What This Means for Agentic AI and Research
Honestly, this is more interesting for the infrastructure than the simulation itself. If multi-agent economies can run on a 3B model, then the bottleneck isn't model size—it's coordination overhead. Hugging Face also open-sourced the orchestration code. That's the real deliverable. For researchers, this means you can test economic theories with agent-based models without burning API credits. For startups building AI NPCs or automated negotiating bots, this is a viable path. But don't expect these agents to pass Turing tests. They're dumb and limited, which makes the emergent behavior (like collusion or price-fixing) all the more surprising.
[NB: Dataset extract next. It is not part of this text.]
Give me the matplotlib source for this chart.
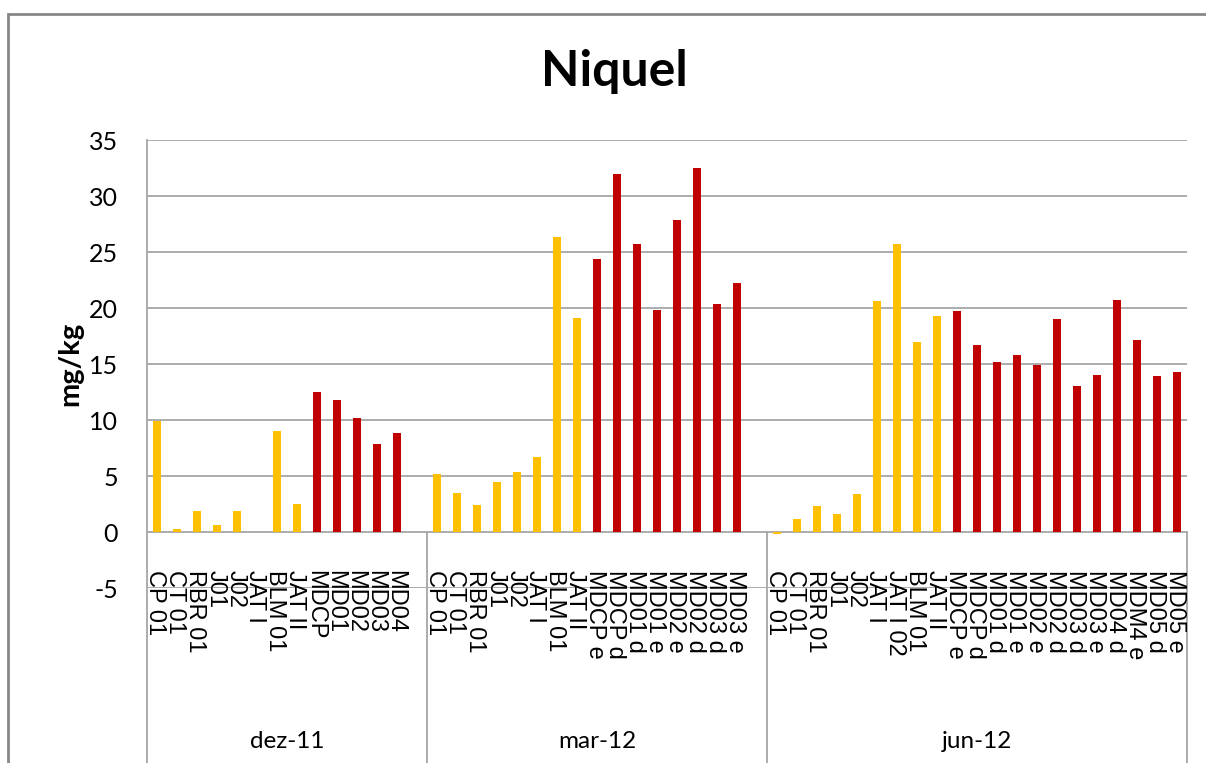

The Missing Benchmarks and Real-World Caveats
The big question: does the economy actually resemble human behavior? The blog post shows agents spontaneously forming cartels, but is that robust or a fluke? We don't know. They didn't run systematic ablation studies. They also used a single prompt template—no variance. The model is likely not fine-tuned for economic reasoning, so results might be brittle. Another unknown: how does it scale? 100 agents is cute; 10,000 agents with 3B models would break any single GPU. Hugging Face didn't release a multi-GPU version. Also, the token limit of 1,000 per round forces short interactions. Real-world negotiations need more context. Watch for replication attempts.